Entrepreneur Neil Harris spent hundreds of hours researching online payment providers while setting up his service request site intently.co. to handle payments from all over the world.
He learnt many lessons from the gruelling process. Here, Harris shares his top tips for startup founders on the verge of monetising their online business.
Getting your website business ready can be a time consuming job. You’ve built your site, it looks great, and guess what – you’re starting to get some traction – even better.
Now you’re beginning to think about monetisation. You might be asking yourself questions, like when is the right time to start charging? How much should we charge? What technology should we use for payments? Is this going to be complicated, and what could go wrong?
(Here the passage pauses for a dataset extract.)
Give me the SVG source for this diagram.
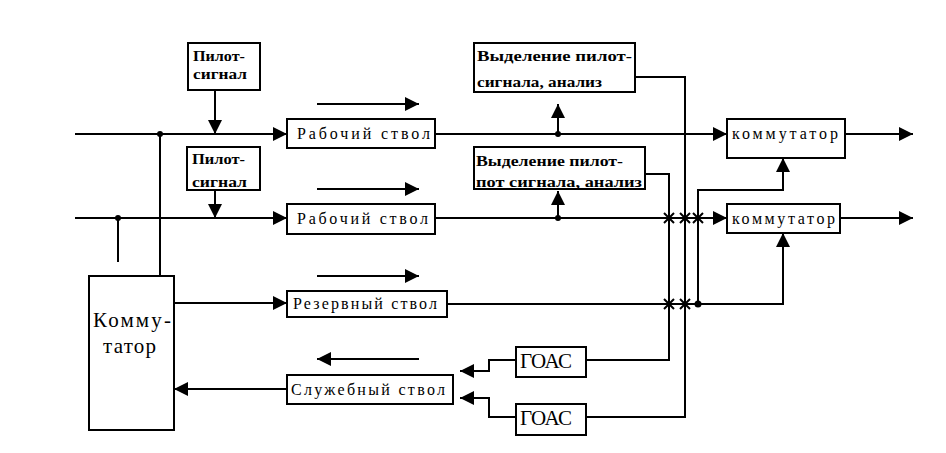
<svg xmlns="http://www.w3.org/2000/svg" width="946" height="453" viewBox="0 0 946 453">
<style>
.box{fill:#fff;stroke:#000;stroke-width:2}
.ln{fill:none;stroke:#000;stroke-width:2}
.ar{fill:none;stroke:#000;stroke-width:2;marker-end:url(#ah)}
.t{font-family:'Liberation Serif','DejaVu Serif',serif;font-size:16px;fill:#000}
.tb{font-family:'Liberation Serif','DejaVu Serif',serif;font-size:15px;font-weight:bold;fill:#000}
.big{font-family:'Liberation Serif','DejaVu Serif',serif;font-size:21px;fill:#000}
.dot{fill:#000}
</style>
<defs>
<marker id="ah" markerUnits="userSpaceOnUse" markerWidth="14" markerHeight="14" viewBox="0 0 14 14" refX="14" refY="7" orient="auto">
<path d="M0,0 L14,7 L0,14 Z" fill="#000"/>
</marker>
</defs>
<rect width="946" height="453" fill="#fff"/>
<g id="connectors">
<path class="ar" d="M75,134 H287"/>
<path class="ar" d="M75,218 H287"/>
<path class="ar" d="M215,90 V134"/>
<path class="ar" d="M215,190 V218"/>
<path class="ln" d="M118,218 V262"/>
<path class="ln" d="M160,134 V276"/>
<path class="ar" d="M435,134 H727"/>
<path class="ar" d="M435,218 H727"/>
<path class="ar" d="M845,134 H913"/>
<path class="ar" d="M840,218 H913"/>
<path class="ar" d="M558,134 V104"/>
<path class="ar" d="M558,218 V191"/>
<path class="ln" d="M635,77 H685 V417 H586"/>
<path class="ln" d="M645,174 H669 V360 H586"/>
<path class="ar" d="M174,303 H287"/>
<path class="ar" d="M447,304 H783 V233"/>
<path class="ar" d="M698,304 V190 H783 V158"/>
<path class="ar" d="M516,360 H489 V371 H460"/>
<path class="ar" d="M516,417 H489 V398 H460"/>
<path class="ar" d="M287,389 H174"/>
<path class="ar" d="M317,104 H419"/>
<path class="ar" d="M317,189 H419"/>
<path class="ar" d="M317,276 H419"/>
<path class="ar" d="M419,359 H317"/>
<circle class="dot" cx="160" cy="134" r="3"/>
<circle class="dot" cx="118" cy="218" r="3"/>
<circle class="dot" cx="558" cy="134" r="3"/>
<circle class="dot" cx="558" cy="218" r="3"/>
<circle class="dot" cx="698" cy="304" r="3.5"/>
<path class="ln" stroke-width="1.5" d="M664,213 L674,223 M674,213 L664,223 M680,213 L690,223 M690,213 L680,223 M693,213 L703,223 M703,213 L693,223 M664,299 L674,309 M674,299 L664,309 M680,299 L690,309 M690,299 L680,309"/>
</g>
<g id="pilot1">
<rect class="box" x="188" y="43" width="72" height="47"/>
<text class="tb" x="193" y="61" textLength="52" lengthAdjust="spacingAndGlyphs">Пилот-</text>
<text class="tb" x="193" y="79" textLength="54" lengthAdjust="spacingAndGlyphs">сигнал</text>
</g>
<g id="pilot2">
<rect class="box" x="187" y="147" width="73" height="43"/>
<text class="tb" x="192" y="164" textLength="53" lengthAdjust="spacingAndGlyphs">Пилот-</text>
<text class="tb" x="192" y="187" textLength="55" lengthAdjust="spacingAndGlyphs">сигнал</text>
</g>
<g id="work1">
<rect class="box" x="287" y="119" width="148" height="29"/>
<text class="t" x="297" y="139" textLength="133" lengthAdjust="spacing">Рабочий ствол</text>
</g>
<g id="work2">
<rect class="box" x="287" y="204" width="148" height="30"/>
<text class="t" x="297" y="224" textLength="131" lengthAdjust="spacing">Рабочий ствол</text>
</g>
<g id="reserve">
<rect class="box" x="287" y="291" width="160" height="26"/>
<text class="t" x="293" y="309" textLength="144" lengthAdjust="spacing">Резервный ствол</text>
</g>
<g id="service">
<rect class="box" x="287" y="375" width="166" height="29"/>
<text class="t" x="291" y="395" textLength="154" lengthAdjust="spacing">Служебный ствол</text>
</g>
<g id="switchMain">
<rect class="box" x="89" y="276" width="85" height="154"/>
<text class="big" x="93" y="327" textLength="78" lengthAdjust="spacing">Комму-</text>
<text class="big" x="103" y="353" textLength="53" lengthAdjust="spacing">татор</text>
</g>
<g id="detect1">
<rect class="box" x="474" y="43" width="161" height="49"/>
<text class="tb" x="477" y="61" textLength="155" lengthAdjust="spacingAndGlyphs">Выделение пилот-</text>
<text class="tb" x="477" y="87" textLength="125" lengthAdjust="spacingAndGlyphs">сигнала, анализ</text>
</g>
<g id="detect2">
<rect class="box" x="474" y="147" width="171" height="42"/>
<text class="tb" x="476" y="166" textLength="147" lengthAdjust="spacingAndGlyphs">Выделение пилот-</text>
<text class="tb" x="476" y="187" textLength="166" lengthAdjust="spacingAndGlyphs">пот сигнала, анализ</text>
</g>
<g id="switch1">
<rect class="box" x="727" y="119" width="118" height="39"/>
<text class="t" x="732" y="139" textLength="106" lengthAdjust="spacing">коммутатор</text>
</g>
<g id="switch2">
<rect class="box" x="727" y="204" width="113" height="29"/>
<text class="t" x="732" y="224" textLength="103" lengthAdjust="spacing">коммутатор</text>
</g>
<g id="goas1">
<rect class="box" x="516" y="347" width="70" height="30"/>
<text class="big" font-size="18" x="520" y="368" textLength="52" lengthAdjust="spacing">ГОАС</text>
</g>
<g id="goas2">
<rect class="box" x="516" y="404" width="70" height="31"/>
<text class="big" font-size="18" x="520" y="425" textLength="52" lengthAdjust="spacing">ГОАС</text>
</g>
</svg>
When I built my online services marketplace, I knew I was going to be handling requests from across the globe, so I needed to find an ecommerce platform that could handle it. If I had to go through the process again, these would be my priorities:
(1) Choose a payment provider that best suits your business
A few companies offer a complete platform that covers a checkout, payment gateway and merchant account – these are known as “full-stack payments platforms”. If you choose one of these, then you can be up and running – taking payments securely from your site – in a matter of hours. If you are unable or do not want to go with a full-stack payments platform, then you’ll be getting into the “mix-and-match” of selecting and implementing components that are compatible with one another.
If only all products at each level of the technology stack worked with each other. Alas, this is not the case – you will need to work through your selections carefully. Whatever you decide to do, you will need to go through one or more application and approval processes. These can take weeks to complete, and rejections are common so planning is crucial.
(2) Check your payment provider allows the import and export of encrypted customer card data, and that you would not breach their terms
Once you have chosen your payment provider, check their terms and conditions carefully. Import or export of encrypted data is an important consideration if you use a subscription model for your business.
If for some reason you need to move to a new payment provider, will you be able to securely export your existing customers’ card data and import it into the new payment provider’s vault? If the answer is no, then you will need to contact each of your customers and ask them to provide their card data when you are live with your new payment technology. It’s pretty much a certainty that some of your customers will ignore this request, and as a result your business will immediately see a reduction in revenue. This is a big risk, and it could put you off switching technologies and tie you in with a provider you are not happy with.
(3) Look for cost effective solutions when you’re starting up
Payment providers tend to charge a fixed fee plus a commission percentage for each payment processed. These charges are usually pretty low, but sometimes you can find a great deal.
For example, Braintree will process your first £30,000 of payments completely free. Also, watch out for payment providers who charge a large sum just to get onto their platform – such payment providers are targeting larger businesses with payment volumes as opposed to startups and micro businesses.
(4) Take time to understand the risks your business would pose to potential ecommerce partners, and work out how to reduce or mitigate these
If you think there is any risk at all that you would be in breach of a provider’s terms, then my advice is to ask them. You need to be 100 per cent transparent with them. If you have user activity in certain countries, such as Iran and North Korea, then you may be in breach of terms. Even if you do not trade with those countries you need to make sure you have procedures in place to prevent customers from these countries signing up with your service.
(5) Web hosting
Choose your web hosting platform carefully, particularly if the technology on your site is complex. You need to make sure that you find a hosting company that understands your base technology and can get you up and running again quickly should your site go down. I recommend you find a hosting company that is renowned for its support and response times, even if it is a little more expensive than the competition.
(6) Applying to payment providers
Write a company information and policies document which you can use to support applications – it will help to position your business positively and mitigate risks when an underwriter reviews your application. Apply to several payment providers in parallel to reduce the time-impact of any rejections.
(7) Have a contingency plan in place
Because there is always a risk of your payment provider terminating your contract at short notice for some unexpected reason, I recommend that you implement a second ecommerce solution as a backup in case this happens. That way, you can switch to the contingency solution quickly if your primary solution is shut down.